3.4.5 Furthermore, even if, in the Respondent's favour, it is assumed that document (1) suggests cooling the melamine melt during the aging step, there is no disclosure in that document that this step should be carried out in such a way as to arrive at the target area according to step (c2) of the patent in suit. As can be seen from document (3), the cooling of the melamine melt according to step (c2) of the disputed patent requires a specific correlation between the temperature and pressure; for a specific pressure there are specific limits within which the temperature can be selected and vice versa. Document (1) is entirely silent on such a correlation; on the contrary, the Board concurs with the Appellant that the temperature and pressure can be "freely and independently selected within the general laws of physics". Thus, a wide range of cooling regimes could be adopted which do not necessarily fulfil the requirement that the melamine melt is cooled to a temperature between 1**(o)C and 30**(o)C above the melting point of melamine; in other words, the melamine melt could be cooled from the (higher) reaction temperature to any point either within or outside the area between the two straight lines of document (3). It is however not sufficient for finding lack of novelty of a claimed feature that such a feature could have been derived from a prior art document. There must have been a clear and unmistakable teaching of such a feature.

3.4.6 The only indication in document (1) as to the cooling of the melamine melt in the aging step can be found on page 6, lines 27-30, which refers to the aging vessel being at the same temperature and pressure as the scrubber unit, i.e. at a temperature between 170**(o)C and 240**(o)C. As set out above (point 3.4.3), this teaching is inconsistent with the detailed description of the aging step on page 11 of document (1), which describes the temperature and pressure in the aging step as virtually the same as in the reactor, i.e. between 325**(o)C and 350**(o)C. Notwithstanding this inconsistency, it is also apparent from document (3) that a temperature of 170**(o)C and 240**(o)C at pressures of 5 to 25 MPa is well below the melting point of melamine and therefore lies clearly outside the target area of step (c2) of the patent in suit.

3.5 Following from the above, the Board concludes that the feature "cooling of the melamine melt to a temperature between 1**(o)C and 30**(o)C above the melting point of melamine" has neither explicitly nor implicitly been made available to the public by document (1).

With regard to this conclusion, the Respondent's arguments as to the absence of a particular technical effect within the claimed area are of no relevance. Such a particular effect is neither a prerequisite for, nor can it as such confer, novelty; its existence can merely serve to confirm a finding of novelty already made (T 198/84, point 7 of the reasons; T 666/89, point 8 of the reasons, neither published in OJ EPO).

3.6 Consequently, the subject-matter of claim of the patent in suit is novel within the meaning of Article 54 EPC.

4. Remittal

In the decision under appeal the first instance revoked the patent solely on the ground of lack of novelty. The issue of inventive step had not yet been examined. Furthermore, the Appellant requested that the case be remitted to the first instance for assessment of inventive step.

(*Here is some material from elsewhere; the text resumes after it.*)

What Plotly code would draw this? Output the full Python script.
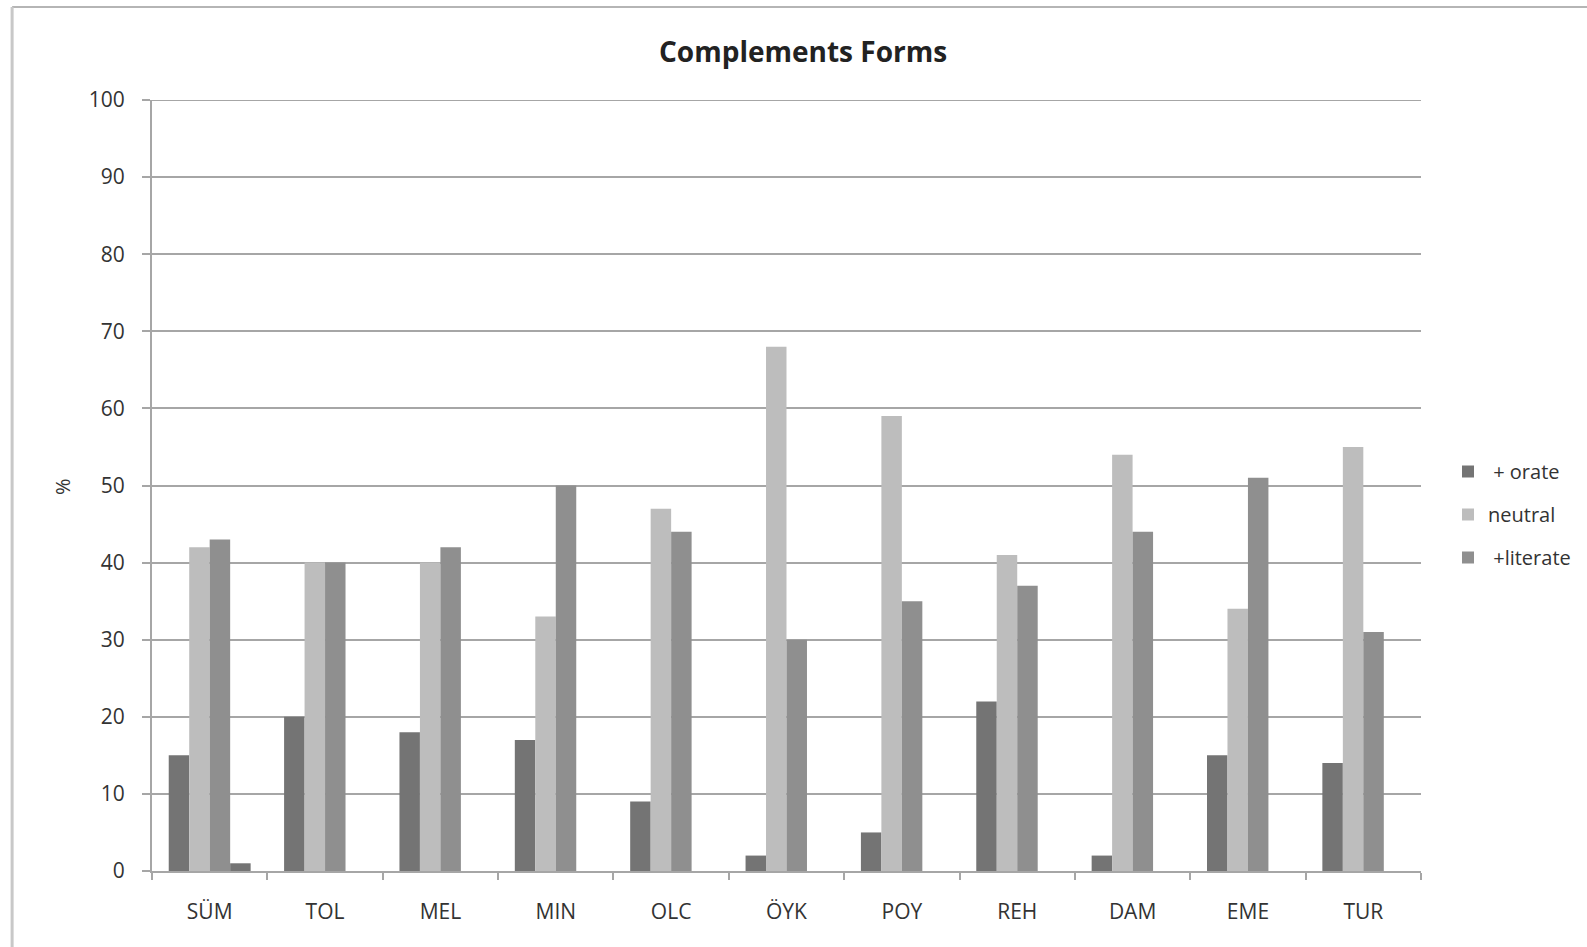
import plotly.graph_objects as go

categories = ["SÜM", "TOL", "MEL", "MIN", "OLC", "ÖYK", "POY", "REH", "DAM", "EME", "TUR"]
orate = [15, 20, 18, 17, 9, 2, 5, 22, 2, 15, 14]
neutral = [42, 40, 40, 33, 47, 68, 59, 41, 54, 34, 55]
literate = [43, 40, 42, 50, 44, 30, 35, 37, 44, 51, 31]
extra = [1, None, None, None, None, None, None, None, None, None, None]

y_ticks = list(range(0, 101, 10))

FONT = "Open Sans, DejaVu Sans, sans-serif"
GRID = "#a6a6a6"

fig = go.Figure()
series = [
    ("\u00a0+ orate", orate, "#747474", True),
    ("neutral", neutral, "#bdbdbd", True),
    ("\u00a0+literate", literate, "#8f8f8f", True),
    ("extra", extra, "#747474", False),
]
for i, (name, vals, color, show) in enumerate(series):
    fig.add_trace(go.Bar(
        x=categories, y=vals, name=name,
        marker=dict(color=color, line=dict(width=0)),
        showlegend=show, legendgroup=f"g{i}",
    ))

W, H = 1587, 947
L, R, T, B = 152, 165, 100, 76
pw, ph = W - L - R, H - T - B

def px_x(x):
    return (x - L) / pw

def px_y(y):
    return (H - B - y) / ph

fig.update_layout(
    width=W, height=H,
    margin=dict(l=L, r=R, t=T, b=B),
    paper_bgcolor="white", plot_bgcolor="white",
    barmode="group", bargap=0.29, bargroupgap=0,
    font=dict(family=FONT, color="#333333"),
    showlegend=True,
    legend=dict(
        x=px_x(1448), y=px_y(452), xanchor="left", yanchor="top",
        traceorder="grouped", tracegroupgap=14,
        font=dict(size=20, color="#333333"),
        itemwidth=30, bgcolor="rgba(0,0,0,0)",
    ),
    xaxis=dict(
        showgrid=False, showline=True, linecolor=GRID, linewidth=2,
        ticks="outside", tickson="boundaries", ticklen=7, tickcolor=GRID, tickwidth=2,
        tickfont=dict(size=21, color="#333333"), ticklabelstandoff=21,
    ),
    yaxis=dict(
        range=[0, 100], tickvals=y_ticks, showgrid=True, gridcolor=GRID, gridwidth=2,
        showline=True, linecolor=GRID, linewidth=2,
        ticks="outside", ticklen=8, tickcolor=GRID, tickwidth=2,
        tickfont=dict(size=21, color="#333333"), ticklabelstandoff=13,
        zeroline=False,
    ),
    annotations=[
        dict(text="<b>Complements Forms</b>", x=px_x(804), y=px_y(51), xref="paper", yref="paper",
             xanchor="center", yanchor="middle",
             showarrow=False, font=dict(size=28, color="#222222", family=FONT)),
        dict(text="%", x=px_x(62), y=px_y(487), xref="paper", yref="paper",
             xanchor="center", yanchor="middle",
             showarrow=False, textangle=-90, font=dict(size=20, color="#333333", family=FONT)),
    ],
    shapes=[
        dict(type="line", xref="paper", yref="y", x0=0, x1=1, y0=100, y1=100,
             layer="below", line=dict(color=GRID, width=2)),
        dict(type="line", xref="paper", yref="paper", x0=px_x(12), x1=px_x(1600),
             y0=px_y(7), y1=px_y(7), line=dict(color="#b5b5b5", width=2)),
        dict(type="line", xref="paper", yref="paper", x0=px_x(12), x1=px_x(12),
             y0=px_y(7), y1=px_y(960), line=dict(color="#c8c8c8", width=3)),
    ],
)

fig.write_html("out.html")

In these circumstances the Board considers it appropriate to exercise the power conferred on it by Article 111(1) EPC to remit the case to the Opposition Division for further prosecution.

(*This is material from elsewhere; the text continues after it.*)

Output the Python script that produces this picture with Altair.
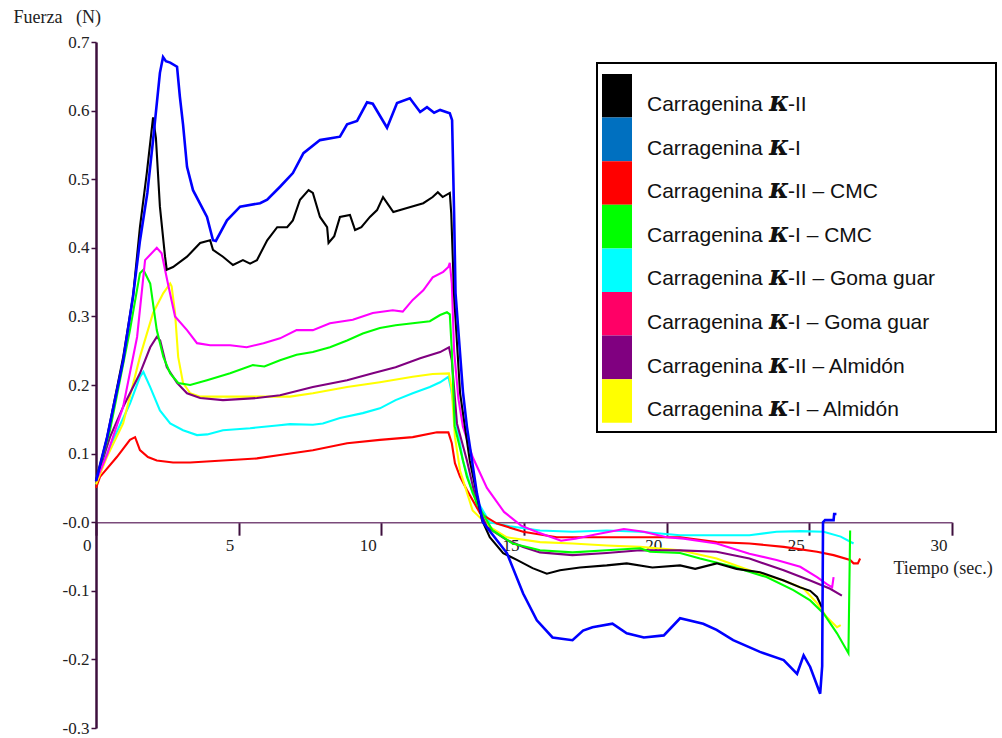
import altair as alt
import pandas as pd

# Series names and colours
SERIES = [
    "Carragenina κ-II",
    "Carragenina κ-I",
    "Carragenina κ-II – CMC",
    "Carragenina κ-I – CMC",
    "Carragenina κ-II – Goma guar",
    "Carragenina κ-I – Goma guar",
    "Carragenina κ-II – Almidón",
    "Carragenina κ-I – Almidón",
]
LINE_COLORS = ["#000000", "#0000ff", "#ff0000", "#00ff00",
               "#00ffff", "#ff00ff", "#800080", "#ffff00"]
SWATCH_COLORS = ["#000000", "#0070c0", "#ff0000", "#00ff00",
                 "#00ffff", "#ff0066", "#800080", "#ffff00"]
LEGEND_SUFFIX = ["-II", "-I", "-II – CMC", "-I – CMC",
                 "-II – Goma guar", "-I – Goma guar",
                 "-II – Almidón", "-I – Almidón"]

X_TICKS = [0, 5, 10, 15, 20, 25, 30]
Y_TICKS = [-0.3, -0.2, -0.1, 0.0, 0.1, 0.2, 0.3, 0.4, 0.5, 0.6, 0.7]

# Force (N) against time (s), one list of (t, F) per sample
K2 = [(0, 0.06), (0.39, 0.124), (0.95, 0.24), (1.3, 0.33), (1.54, 0.43), (1.78, 0.509),
      (2.0, 0.59), (2.1, 0.56), (2.24, 0.46), (2.42, 0.387), (2.48, 0.368), (2.7, 0.372),
      (3.19, 0.387), (3.65, 0.407), (4.0, 0.411), (4.1, 0.397), (4.45, 0.387), (4.8, 0.375),
      (5.15, 0.382), (5.4, 0.377), (5.64, 0.382), (6.0, 0.411), (6.35, 0.43), (6.7, 0.43),
      (6.9, 0.44), (7.15, 0.47), (7.45, 0.484), (7.6, 0.48), (7.85, 0.445), (8.1, 0.43),
      (8.15, 0.407), (8.35, 0.417), (8.55, 0.445), (8.9, 0.448), (9.08, 0.426), (9.3, 0.43),
      (9.6, 0.445), (9.85, 0.455), (10.06, 0.474), (10.42, 0.452), (10.9, 0.458),
      (11.47, 0.465), (11.8, 0.474), (11.98, 0.481), (12.15, 0.474), (12.4, 0.48),
      (12.45, 0.45), (12.55, 0.33), (12.76, 0.188), (13.1, 0.09), (13.53, 0.003),
      (13.8, -0.022), (14.27, -0.045), (14.75, -0.055), (15.3, -0.067), (15.8, -0.075),
      (16.26, -0.07), (16.96, -0.066), (17.9, -0.063), (18.6, -0.06), (19.5, -0.066),
      (20.47, -0.063), (21.0, -0.068), (21.75, -0.06), (22.45, -0.068), (23.27, -0.073),
      (24.1, -0.085), (24.68, -0.095), (25.03, -0.1), (25.27, -0.109), (25.44, -0.124)]

K1 = [(0, 0.06), (0.39, 0.124), (0.95, 0.235), (1.3, 0.33), (1.54, 0.41), (1.8, 0.48),
      (2.0, 0.557), (2.24, 0.655), (2.35, 0.678), (2.45, 0.672), (2.6, 0.67), (2.84, 0.664),
      (2.94, 0.62), (3.05, 0.58), (3.19, 0.518), (3.4, 0.484), (3.89, 0.445), (4.1, 0.411),
      (4.2, 0.41), (4.59, 0.44), (5.05, 0.46), (5.75, 0.465), (6.0, 0.47), (6.45, 0.489),
      (6.9, 0.509), (7.27, 0.538), (7.85, 0.557), (8.55, 0.562), (8.8, 0.58), (9.15, 0.585),
      (9.5, 0.612), (9.7, 0.61), (10.2, 0.575), (10.55, 0.611), (11.0, 0.618), (11.36, 0.598),
      (11.6, 0.605), (11.85, 0.597), (12.06, 0.601), (12.4, 0.596), (12.48, 0.586),
      (12.55, 0.45), (12.6, 0.334), (12.86, 0.19), (13.0, 0.139), (13.35, 0.042),
      (13.56, 0.0), (14.4, -0.045), (14.97, -0.104), (15.45, -0.143), (16.0, -0.168),
      (16.7, -0.172), (17.07, -0.158), (17.4, -0.153), (18.1, -0.148), (18.6, -0.162),
      (19.2, -0.168), (19.9, -0.165), (20.47, -0.14), (21.28, -0.148), (21.75, -0.157),
      (22.33, -0.172), (23.27, -0.189), (24.1, -0.201), (24.57, -0.221), (24.8, -0.194),
      (25.03, -0.211), (25.38, -0.25), (25.45, -0.21), (25.48, 0.0), (25.55, 0.003),
      (25.85, 0.003), (25.87, 0.012), (25.95, 0.012)]

K2_CMC = [(0, 0.05), (0.14, 0.066), (0.73, 0.095), (1.19, 0.12), (1.37, 0.124), (1.54, 0.105),
          (1.82, 0.095), (2.13, 0.09), (2.7, 0.087), (3.3, 0.087), (4.45, 0.09), (5.64, 0.093),
          (6.45, 0.098), (7.6, 0.105), (8.8, 0.115), (9.95, 0.12), (11.1, 0.124),
          (11.95, 0.131), (12.35, 0.131), (12.47, 0.115), (12.58, 0.086), (12.76, 0.066),
          (13.0, 0.047), (13.46, 0.013), (14.05, -0.002), (14.97, -0.014), (16.15, -0.022),
          (17.3, -0.022), (19.07, -0.022), (20.47, -0.022), (21.75, -0.029), (22.9, -0.031),
          (24.1, -0.036), (25.27, -0.043), (25.85, -0.048), (26.43, -0.055), (26.55, -0.06),
          (26.7, -0.06), (26.78, -0.053)]

K1_CMC = [(0, 0.06), (0.49, 0.134), (1.19, 0.28), (1.54, 0.363), (1.66, 0.368), (1.9, 0.348),
          (2.13, 0.28), (2.36, 0.241), (2.6, 0.217), (2.88, 0.203), (3.3, 0.2), (3.89, 0.207),
          (4.7, 0.217), (5.5, 0.229), (5.9, 0.227), (6.45, 0.236), (7.03, 0.244), (7.6, 0.248),
          (8.2, 0.255), (8.8, 0.265), (9.35, 0.275), (9.95, 0.283), (10.5, 0.287), (11.1, 0.29),
          (11.7, 0.293), (12.06, 0.302), (12.3, 0.306), (12.4, 0.303), (12.47, 0.25),
          (12.57, 0.14), (13.0, 0.066), (13.35, 0.027), (13.9, -0.012), (14.6, -0.031),
          (15.56, -0.041), (16.7, -0.044), (17.9, -0.041), (19.07, -0.038), (19.42, -0.043),
          (20.47, -0.045), (21.17, -0.053), (22.33, -0.065), (23.5, -0.08), (24.44, -0.099),
          (25.03, -0.114), (25.5, -0.133), (25.97, -0.162), (26.37, -0.191), (26.43, -0.012)]

K2_GUAR = [(0, 0.06), (0.49, 0.11), (1.19, 0.173), (1.54, 0.212), (1.66, 0.219), (1.9, 0.197),
           (2.24, 0.163), (2.6, 0.144), (3.05, 0.134), (3.54, 0.127), (3.9, 0.128),
           (4.45, 0.134), (5.4, 0.137), (6.34, 0.141), (6.8, 0.143), (7.6, 0.142),
           (7.95, 0.144), (8.55, 0.152), (9.35, 0.159), (9.95, 0.166), (10.5, 0.178),
           (11.1, 0.188), (11.7, 0.197), (12.06, 0.204), (12.35, 0.212), (12.45, 0.193),
           (12.65, 0.139), (12.86, 0.09), (13.2, 0.042), (13.8, 0.0), (14.5, -0.006),
           (15.56, -0.012), (16.7, -0.014), (17.9, -0.012), (19.07, -0.014), (20.47, -0.019),
           (21.75, -0.019), (22.9, -0.019), (23.85, -0.014), (24.68, -0.013), (25.5, -0.014),
           (26.1, -0.021), (26.55, -0.031)]

K1_GUAR = [(0, 0.06), (0.4, 0.1), (0.95, 0.168), (1.44, 0.27), (1.72, 0.382), (2.13, 0.4),
           (2.3, 0.392), (2.52, 0.348), (2.77, 0.3), (3.19, 0.28), (3.54, 0.261), (4.0, 0.258),
           (4.7, 0.258), (5.28, 0.255), (5.87, 0.261), (6.45, 0.268), (7.03, 0.28), (7.6, 0.28),
           (8.2, 0.29), (9.0, 0.295), (9.7, 0.305), (10.4, 0.309), (10.75, 0.307), (11.1, 0.324),
           (11.47, 0.338), (11.8, 0.357), (12.17, 0.365), (12.35, 0.372), (12.4, 0.378),
           (12.47, 0.348), (12.55, 0.25), (12.7, 0.18), (12.86, 0.139), (13.2, 0.095),
           (13.7, 0.05), (14.3, 0.015), (14.9, -0.005), (15.5, -0.015), (16.3, -0.027),
           (16.8, -0.024), (17.5, -0.018), (18.5, -0.01), (19.2, -0.014), (20.0, -0.022),
           (20.6, -0.024), (21.75, -0.031), (22.9, -0.046), (23.85, -0.055), (24.68, -0.065),
           (25.27, -0.08), (25.6, -0.09), (25.8, -0.095), (25.85, -0.08)]

K2_ALM = [(0, 0.06), (0.49, 0.124), (0.95, 0.168), (1.54, 0.217), (1.9, 0.255), (2.13, 0.27),
          (2.25, 0.265), (2.48, 0.226), (2.84, 0.203), (3.19, 0.188), (3.65, 0.181),
          (4.45, 0.178), (5.64, 0.181), (6.45, 0.185), (7.6, 0.197), (8.8, 0.207),
          (9.7, 0.217), (10.5, 0.226), (11.36, 0.239), (12.06, 0.248), (12.37, 0.255),
          (12.47, 0.236), (12.65, 0.144), (13.0, 0.09), (13.35, 0.027), (13.7, -0.007),
          (14.4, -0.026), (14.97, -0.036), (15.56, -0.044), (16.7, -0.048), (17.9, -0.045),
          (19.07, -0.041), (20.47, -0.041), (21.75, -0.043), (22.9, -0.053), (24.1, -0.07),
          (25.03, -0.085), (25.73, -0.097), (26.14, -0.107)]

K1_ALM = [(0, 0.055), (0.38, 0.095), (0.95, 0.144), (1.54, 0.241), (2.0, 0.305), (2.36, 0.334),
          (2.6, 0.348), (2.65, 0.344), (2.77, 0.305), (2.88, 0.241), (3.05, 0.203),
          (3.3, 0.188), (3.65, 0.183), (4.45, 0.183), (5.64, 0.183), (6.8, 0.183), (7.6, 0.188),
          (8.8, 0.197), (9.95, 0.204), (11.1, 0.212), (11.8, 0.216), (12.37, 0.217),
          (12.47, 0.193), (12.58, 0.124), (12.76, 0.075), (13.2, 0.017), (13.8, -0.007),
          (14.4, -0.022), (15.56, -0.029), (16.7, -0.031), (17.9, -0.034), (19.07, -0.036),
          (20.47, -0.041), (21.75, -0.053), (22.9, -0.07), (24.1, -0.085), (24.8, -0.097),
          (25.27, -0.118), (25.6, -0.138), (25.97, -0.153), (26.1, -0.15)]

CURVES = [K2, K1, K2_CMC, K1_CMC, K2_GUAR, K1_GUAR, K2_ALM, K1_ALM]
DRAW_ORDER = [4, 2, 7, 6, 3, 5, 0, 1]

rows = []
for name, pts in zip(SERIES, CURVES):
    for i, (t, f) in enumerate(pts):
        rows.append({"serie": name, "t": t, "f": f, "i": i})
data = pd.DataFrame(rows)

W, H = 856, 686
SERIF = "Liberation Serif"
SANS = "Liberation Sans"
AXIS_DARK = "#3d0f3d"

x_enc = alt.X(
    "t:Q",
    scale=alt.Scale(domain=[0, 30], nice=False, zero=False),
    axis=alt.Axis(
        values=X_TICKS, grid=False, offset=-0.3 * H,
        domainColor="#7a4a7a", domainWidth=1.5,
        tickColor=AXIS_DARK, tickWidth=2, tickSize=13,
        labelFont=SERIF, labelFontSize=17, labelColor="#222222",
        labelAlign="right", labelOffset=-5, labelBaseline="alphabetic", labelPadding=15,
        labelFlush=False, labelOverlap=False,
        title="Tiempo (sec.)", titleFont=SERIF, titleFontSize=18,
        titleFontWeight="normal", titleColor="#222222",
        titleAlign="left", titleBaseline="alphabetic", titleX=797, titleY=51,
    ),
)
y_enc = alt.Y(
    "f:Q",
    scale=alt.Scale(domain=[-0.3, 0.7], nice=False, zero=False),
    axis=alt.Axis(
        values=Y_TICKS, grid=False,
        labelExpr="abs(datum.value) < 1e-9 ? '-0.0' : "
                  "replace(format(datum.value, '.1f'), '\u2212', '-')",
        domainColor=AXIS_DARK, domainWidth=2.5,
        tickColor=AXIS_DARK, tickWidth=1.5, tickSize=5,
        labelFont=SERIF, labelFontSize=17, labelColor="#222222", labelPadding=2,
        labelFlush=False, labelOverlap=False,
        title="Fuerza\u00a0\u00a0\u00a0(N)", titleFont=SERIF, titleFontSize=18,
        titleFontWeight="normal", titleColor="#222222", titleAngle=0,
        titleAlign="left", titleBaseline="alphabetic", titleX=-83, titleY=-20,
    ),
)

line_layers = []
for k in DRAW_ORDER:
    line_layers.append(
        alt.Chart(data)
        .transform_filter(alt.datum.serie == SERIES[k])
        .mark_line(color=LINE_COLORS[k], strokeWidth=2.6 if k == 1 else 2.1,
                   strokeJoin="miter", clip=False)
        .encode(x=x_enc, y=y_enc, order="i:Q")
    )

# Legend panel, laid out in pixels relative to the plot origin
ROW_H = 43.6
leg = pd.DataFrame({
    "fill": SWATCH_COLORS,
    "suffix": LEGEND_SUFFIX,
    "y0": [32 + ROW_H * r for r in range(8)],
    "y1": [32 + ROW_H * (r + 1) for r in range(8)],
    "yb": [69 + ROW_H * r for r in range(8)],
})
leg["word"] = "Carragenina"
leg["kappa"] = "κ"

box = alt.Chart(leg).mark_rect(fill="white", stroke="black", strokeWidth=2).encode(
    x=alt.value(501), x2=alt.value(900), y=alt.value(21), y2=alt.value(390)
).transform_filter("datum.fill == '#000000'")
swatches = alt.Chart(leg).mark_rect().encode(
    x=alt.value(506), x2=alt.value(536),
    y=alt.Y("y0:Q", scale=None), y2="y1:Q",
    color=alt.Color("fill:N", scale=None),
)
word = alt.Chart(leg).mark_text(align="left", baseline="alphabetic", font=SANS,
                                fontSize=21, color="#111111").encode(
    x=alt.value(551), y=alt.Y("yb:Q", scale=None), text="word:N")
kappa = alt.Chart(leg).mark_text(align="left", baseline="alphabetic", font="DejaVu Serif",
                                 fontSize=27, fontStyle="italic", fontWeight="bold",
                                 color="#111111").encode(
    x=alt.value(673), y=alt.Y("yb:Q", scale=None), text="kappa:N")
suffix = alt.Chart(leg).mark_text(align="left", baseline="alphabetic", font=SANS,
                                  fontSize=21, color="#111111").encode(
    x=alt.value(692), y=alt.Y("yb:Q", scale=None), text="suffix:N")

chart = alt.layer(*line_layers, box, swatches, word, kappa, suffix).properties(
    width=W, height=H,
    autosize=alt.AutoSizeParams(type="none"),
    padding={"left": 96, "top": 42, "right": 50, "bottom": 10},
    background="white",
).configure_view(stroke=None)

chart.save("out.html", embed_options={"renderer": "svg", "actions": False})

First to fourth auxiliary requests

5. In view of the fact that the main request has been considered as novel and that the Board has decided to remit the case to the first instance for further prosecution, there is no need to decide on these requests.

ORDER

For these reasons it is decided that:

1. The decision is set aside.

2. The case is remitted to the department of first instance for further prosecution upon the basis of the main request.